An expert explained how trauma, burnout, and discrimination in the workplace can directly affect personal wellbeing

Tanya / stock.adobe.com

Tanya / stock.adobe.com

Focusing on wellbeing is very important in veterinary medicine because of the rising concern and experience of burnout in the profession. Angie Arora, MSW, RSW, explained in an Atlantic Coast Veterinary Conference session1 in Atlantic City, New Jersey, that discrimination, trauma, and oppression all impact the wellbeing of veterinary professionals. In her session, Arora went through the meaning of these words and how they can affect everyone differently.

Trauma types

Secondary traumatic stress

Arora explained how primary trauma is when something directly affects you, however secondary trauma can happen when you are witnessing trauma. An example of this would be witnessing trauma experienced by a patient in pain or a client being told devasting news about their pet. Experiencing this secondary trauma time after time at work can deteriorate your passion and begin to cause stress-related symptoms like chronic fatigue, panic attacks, sleeping problems, etc. affecting your overall health and wellbeing.

Individual and systemic trauma

Individual trauma is direct exposure to a situation or experience that threatens one’s sense of safety. Arora gives an example of this by stating, “A client who refuses to be seen by an indigenous veterinarian.” Then, later she said, “Can we agree that that's discrimination? If it's discrimination, how is it trauma?”

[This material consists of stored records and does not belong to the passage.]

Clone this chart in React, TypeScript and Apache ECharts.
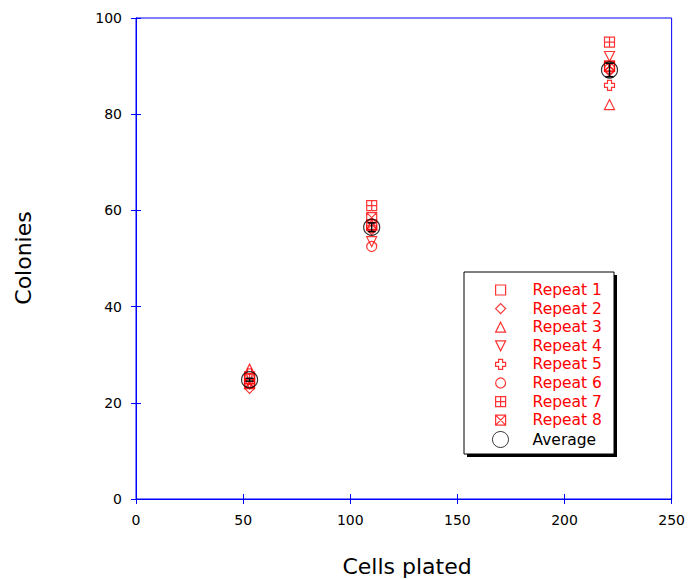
import React, { useEffect, useRef } from "react";
import * as echarts from "echarts";

const cellsPlated = [53, 110, 221];
const repeat1 = [25, 57, 90];
const repeat2 = [23, 56, 89];
const repeat3 = [27, 57, 82];
const repeat4 = [24, 53.5, 92];
const repeat5 = [26, 56.5, 86];
const repeat6 = [24, 52.5, 89.5];
const repeat7 = [25, 61, 95];
const repeat8 = [24, 58.5, 90];
const averageValues = [24.8, 56.5, 89.2];
const averageErrors = [0.3, 0.9, 1.4];
const xTicks = [0, 50, 100, 150, 200, 250];
const yTicks = [0, 20, 40, 60, 80, 100];

const repeatNames = ["Repeat 1", "Repeat 2", "Repeat 3", "Repeat 4", "Repeat 5", "Repeat 6", "Repeat 7", "Repeat 8"];
const repeatValues = [repeat1, repeat2, repeat3, repeat4, repeat5, repeat6, repeat7, repeat8];
const repeatSymbols = [
  "path://M0,0 L10,0 L10,10 L0,10 Z",
  "path://M0,5 L5,0 L10,5 L5,10 Z",
  "path://M5,0 L10,10 L0,10 Z",
  "path://M0,0 L10,0 L5,10 Z",
  "path://M3,0 L7,0 L7,3 L10,3 L10,7 L7,7 L7,10 L3,10 L3,7 L0,7 L0,3 L3,3 Z",
  "circle",
  "path://M0,0 L10,0 L10,10 L0,10 Z M5,0 L5,10 M0,5 L10,5",
  "path://M0,0 L10,0 L10,10 L0,10 Z M0,0 L10,10 M10,0 L0,10",
];

const RED = "#ff0000";
const BLUE = "#0000ff";
const FONT = "DejaVu Sans";

export default function App() {
  const ref = useRef<HTMLDivElement>(null);
  useEffect(() => {
    if (!ref.current) return;
    const chart = echarts.init(ref.current, null, { renderer: "svg" });
    const redStyle = { color: "rgba(0,0,0,0)", borderColor: RED, borderWidth: 1.2 };
    const repeatSeries = repeatNames.map((name, i) => ({
      name,
      type: "scatter",
      symbol: repeatSymbols[i],
      symbolSize: 10,
      symbolKeepAspect: true,
      itemStyle: redStyle,
      data: cellsPlated.map((x, j) => [x, repeatValues[i][j]]),
      z: 3,
    }));
    const option: any = {
      animation: false,
      backgroundColor: "#ffffff",
      textStyle: { fontFamily: FONT },
      grid: { left: 136, right: 16, top: 18, bottom: 81, show: true, borderColor: BLUE, borderWidth: 1, backgroundColor: "transparent" },
      xAxis: [
        {
          type: "value",
          min: xTicks[0],
          max: xTicks[xTicks.length - 1],
          interval: 50,
          position: "bottom",
          axisLine: { show: true, lineStyle: { color: BLUE, width: 1 } },
          axisTick: { show: true, inside: true, length: 5, lineStyle: { color: BLUE } },
          axisLabel: { color: "#000", fontSize: 14, fontFamily: FONT, margin: 14 },
          splitLine: { show: false },
        },
        {
          type: "value",
          min: xTicks[0],
          max: xTicks[xTicks.length - 1],
          interval: 50,
          position: "top",
          axisLine: { show: true, lineStyle: { color: BLUE, width: 1 } },
          axisTick: { show: true, inside: true, length: 5, lineStyle: { color: BLUE } },
          axisLabel: { show: false },
          splitLine: { show: false },
        },
      ],
      yAxis: [
        {
          type: "value",
          min: yTicks[0],
          max: yTicks[yTicks.length - 1],
          interval: 20,
          position: "left",
          axisLine: { show: true, lineStyle: { color: BLUE, width: 1 } },
          axisTick: { show: true, inside: true, length: 5, lineStyle: { color: BLUE } },
          axisLabel: { color: "#000", fontSize: 14, fontFamily: FONT, margin: 14 },
          splitLine: { show: false },
        },
        {
          type: "value",
          min: yTicks[0],
          max: yTicks[yTicks.length - 1],
          interval: 20,
          position: "right",
          axisLine: { show: true, lineStyle: { color: BLUE, width: 1 } },
          axisTick: { show: true, inside: true, length: 5, lineStyle: { color: BLUE } },
          axisLabel: { show: false },
          splitLine: { show: false },
        },
      ],
      legend: [
        {
          orient: "vertical",
          left: 495,
          top: 282,
          padding: 0,
          itemWidth: 54,
          itemHeight: 10,
          itemGap: 2.6,
          z: 10,
          selectedMode: false,
          symbolKeepAspect: true,
          itemStyle: { color: "rgba(0,0,0,0)", borderColor: RED, borderWidth: 1.2 },
          textStyle: { color: RED, fontSize: 15.5, fontFamily: FONT, lineHeight: 16 },
          data: repeatNames.map((n, i) => ({
            name: n,
            icon: repeatSymbols[i],
            itemStyle: { color: "rgba(0,0,0,0)", borderColor: RED, borderWidth: 1.2 },
          })),
        },
        {
          orient: "vertical",
          left: 492,
          top: 431,
          padding: 0,
          itemWidth: 54,
          itemHeight: 16,
          z: 10,
          selectedMode: false,
          symbolKeepAspect: true,
          itemStyle: { color: "rgba(0,0,0,0)", borderColor: "#000", borderWidth: 1 },
          textStyle: { color: "#000", fontSize: 15.5, fontFamily: FONT, lineHeight: 16 },
          data: [{ name: "Average" }],
        },
      ],
      graphic: [
        { type: "rect", z: 1, shape: { x: 467, y: 275, width: 150, height: 182 }, style: { fill: "#000" } },
        { type: "rect", z: 2, shape: { x: 464, y: 272, width: 150, height: 182 }, style: { fill: "#fff", stroke: "#000", lineWidth: 1 } },
        {
          type: "text",
          x: 23,
          y: 258,
          rotation: Math.PI / 2,
          style: { text: "Colonies", fontSize: 22, fontFamily: FONT, fill: "#000", align: "center", verticalAlign: "middle" },
        },
        {
          type: "text",
          x: 407,
          y: 566,
          style: { text: "Cells plated", fontSize: 22, fontFamily: FONT, fill: "#000", align: "center", verticalAlign: "middle" },
        },
      ],
      series: [
        ...repeatSeries,
        {
          name: "Average",
          type: "scatter",
          symbol: "circle",
          symbolSize: 16,
          itemStyle: { color: "rgba(0,0,0,0)", borderColor: "#000", borderWidth: 1.2 },
          data: cellsPlated.map((x, j) => [x, averageValues[j]]),
          z: 5,
        },
        {
          name: "AverageError",
          type: "custom",
          encode: { x: 0, y: 1 },
          z: 6,
          data: cellsPlated.map((x, j) => [x, averageValues[j], averageErrors[j]]),
          renderItem: (params: any, api: any) => {
            const x = api.value(0);
            const y = api.value(1);
            const e = api.value(2);
            const top = api.coord([x, y + e]);
            const bot = api.coord([x, y - e]);
            const hw = 4;
            const st = { stroke: "#000", lineWidth: 1.5 };
            return {
              type: "group",
              children: [
                { type: "line", shape: { x1: top[0], y1: top[1], x2: bot[0], y2: bot[1] }, style: st },
                { type: "line", shape: { x1: top[0] - hw, y1: top[1], x2: top[0] + hw, y2: top[1] }, style: st },
                { type: "line", shape: { x1: bot[0] - hw, y1: bot[1], x2: bot[0] + hw, y2: bot[1] }, style: st },
              ],
            };
          },
        },
      ],
    };
    chart.setOption(option);
    return () => chart.dispose();
  }, []);
  return <div ref={ref} style={{ width: 688, height: 580, position: "absolute", left: 0, top: 0 }} />;
}
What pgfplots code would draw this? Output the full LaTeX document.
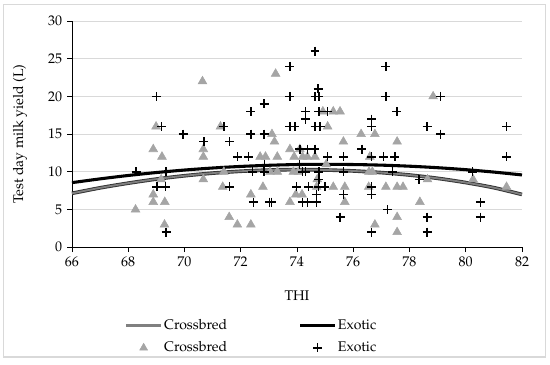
\documentclass[border=0pt]{standalone}
\usepackage[T1]{fontenc}
\usepackage{mathpazo}
\usepackage{pgfplots}
\pgfplotsset{compat=1.18}
\definecolor{crossgray}{HTML}{A5A5A5}
\definecolor{crossline}{HTML}{808080}
\definecolor{gridgray}{HTML}{D9D9D9}
\begin{document}
\begin{tikzpicture}
\path[use as bounding box] (-51.4pt,-83.4pt) rectangle (341.4pt,176.6pt);
\begin{axis}[
  at={(0,0)}, anchor=south west,
  scale only axis, width=321.4pt, height=161.6pt,
  xmin=66, xmax=82, ymin=0, ymax=30,
  xtick={66,68,...,82}, ytick={0,5,...,30},
  axis x line*=bottom, axis y line*=left,
  axis line style={black, line width=0.6pt, -},
  tick align=outside, major tick length=3.5pt,
  tick style={black, line width=0.6pt},
  ymajorgrids, grid style={draw=gridgray, line width=0.6pt},
  xlabel={THI}, ylabel={Test day milk yield (L)},
  xlabel style={at={(axis description cs:0.5,-0.215)}, anchor=center},
  ylabel style={at={(axis description cs:-0.1156,0.5)}, anchor=center},
  clip=false,
  legend columns=2,
  legend image code/.code={\draw[mark repeat=2,mark phase=2,#1] plot coordinates {(0pt,0pt) (12.5pt,0pt) (25pt,0pt)};},
  legend style={draw=none, fill=none, at={(axis description cs:0.107,-0.30)}, anchor=north west,
    cells={anchor=west}, nodes={inner sep=1pt}, row sep=5pt,
    /tikz/every even column/.append style={column sep=50pt}},
]
% Crossbred observations
\addplot[only marks, mark=triangle*, mark size=3.6pt, mark options={fill=crossgray, draw=crossgray}, forget plot] coordinates {
(70.64,22) (73.24,23) (68.99,16) (71.28,16) (68.89,13) (69.2,12) (70.67,13) (70.67,12) (70.67,9) (69.17,9)
(68.89,7) (68.89,6) (69.3,6) (68.26,5) (69.29,3) (71.59,4) (71.88,3) (72.36,3) (72.36,7) (72.79,8)
(71.36,8) (71.4,10) (72.69,12) (72.88,12) (73.11,15) (73.2,14) (73.3,12) (73.04,10) (73.3,10) (73.75,13)
(74.1,13) (73.9,12) (74.2,12) (74.37,12) (73.75,6) (73.96,7) (74.18,7) (73.87,10) (78.84,20) (74.92,18)
(75.29,18) (75.53,18) (75.09,16) (76.28,15) (76.77,15) (75.65,14) (77.56,14) (74.64,12) (76.59,12) (75.04,11)
(74.05,10) (76.56,10) (76.68,10) (74.72,9) (78.64,9) (80.26,9) (81.45,8) (75.29,8) (75.7,8) (76.55,8)
(77.16,8) (77.56,8) (77.77,8) (75.7,6) (78.37,6) (76.77,3) (77.56,4) (77.56,2) (74.7,8)
};
% Exotic observations
\addplot[only marks, mark=+, mark size=3.2pt, mark options={draw=black, line width=1.05pt}, forget plot] coordinates {
(73.75,24) (73.75,20) (69,20) (69.19,16) (71.4,16) (72.36,18) (72.83,19) (74.3,18) (74.3,17) (73.75,16)
(73.93,16) (69.95,15) (72.36,15) (72.83,15) (70.69,14) (71.6,14) (71.88,12) (72.27,12) (74.1,13) (74.37,13)
(74.64,13) (68.28,10) (69.35,10) (72.85,11) (72.42,10) (72.83,10) (74.08,11) (74.3,10) (74.2,10) (69.02,8)
(69.33,8) (71.6,8) (73.99,8) (74.4,8) (74.99,8) (74.7,7) (72.45,6) (73.02,6) (73.1,6) (74.19,6)
(74.37,6) (74.7,6) (69.35,2) (74.64,26) (77.16,24) (74.75,21) (74.64,20) (74.78,20) (77.16,20) (79.1,20)
(74.78,18) (75.08,18) (77.55,18) (76.65,17) (76.65,16) (74.64,16) (74.82,16) (78.63,16) (81.45,16) (79.1,15)
(76.31,13) (75.09,12) (75.65,12) (76.64,12) (77.07,12) (77.48,12) (81.45,12) (74.78,10) (75.65,10) (77.4,10)
(80.24,10) (74.78,9) (74.76,8) (78.34,9) (75.65,7) (76.65,8) (76.65,7) (80.52,6) (77.22,5) (75.53,4)
(78.63,4) (80.52,4) (76.65,2) (78.63,2)
};
% Crossbred trend
\addplot[draw=crossline, line width=1.3pt, smooth, preaction={draw=black!80, line width=2.6pt}, forget plot] coordinates {
(66,7.15) (67,7.88) (68,8.50) (69,9.04) (70,9.48) (71,9.83) (72,10.08) (73,10.24) (74,10.30) (75,10.25)
(76,10.12) (77,9.90) (78,9.58) (79,9.14) (80,8.58) (81,7.90) (82,7.00)
};
% Exotic trend
\addplot[draw=black, line width=2.2pt, smooth, forget plot] coordinates {
(66,8.57) (67,9.07) (68,9.52) (69,9.91) (70,10.24) (71,10.51) (72,10.72) (73,10.87) (74,10.97) (75,11.0)
(76,10.97) (77,10.89) (78,10.75) (79,10.55) (80,10.29) (81,9.97) (82,9.59)
};
\addlegendimage{draw=crossline, line width=2.2pt}
\addlegendentry{Crossbred}
\addlegendimage{draw=black, line width=2.2pt}
\addlegendentry{Exotic}
\addlegendimage{only marks, mark=triangle*, mark size=3.2pt, mark options={fill=crossgray, draw=crossgray}}
\addlegendentry{Crossbred}
\addlegendimage{only marks, mark=+, mark size=3.2pt, mark options={draw=black, line width=1.05pt}}
\addlegendentry{Exotic}
\end{axis}
\draw[gridgray, line width=0.8pt] (-48.6pt,-78.4pt) rectangle (337.9pt,173.1pt);
\end{tikzpicture}
\end{document}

“That make us feel unsafe, that make us feel unseen, not validated. My whole identity is now in question: that's a safety issue,” she added. This discrimination now turns into trauma from that fact that someone’s identity is being targeted. Dealing with this type of discrimination, and in-turn trauma, day after day at work can become taxing on an individual and decrease work satisfaction.

Systemic trauma is “practices and procedures implemented by institutions or their leaders that directly or indirectly cause harm to particular people or specific groups of people. It perpetuates inequities, injustices, marginalization, exploitation, and oppression of certain groups through things such as denying opportunities, exclusionary tactics, preferential treatment of those from socially dominant groups, etc,” according to Arora.

Systemic trauma can come from the workplace directly with the policies not being followed accordingly. If the same example from above is used, the systemic trauma would come from the hospital this veterinarian works at when it “looks the other way” when this discrimination happens. The hospital may have antidiscrimination policies in place, but not putting these polices to use is what makes it a systemic issue. This can cause the veterinarian to feel undervalued and unrecognized at their workplace.

Supporting wellness

Arora recommended taking steps to move forward and support employees’ wellness with a need to focus on self, team, and organizational care.

Self-care

  • Focusing on releasing, not suppressing impacts of trauma
  • Learning to establish boundaries
  • Building a circle of care
  • Getting involved in advocacy efforts to support systemic change

Team care

  • Checking in on colleagues periodically
  • Applying empathy when colleagues have been harmed
  • Using inclusive language in the workplace
  • Practicing allyship for team members’ diverse identities

Organizational care

  • Involving those directly impacted by discrimination and oppression in change processes
  • Integrating wellness into diversity, equity, and inclusion strategies
  • Creating safe, structured debriefing and wellness spaces within the hospital
  • Strengthening and enforcing policies to protect staff and clients

Reference

Arora A. N: Navigating the Unknown (BLEND Track)—The Missing Link: Wellness and Oppression. Presented at: Atlantic Coast Veterinary Conference; October 10-12, 2022: Atlantic City, New Jersey.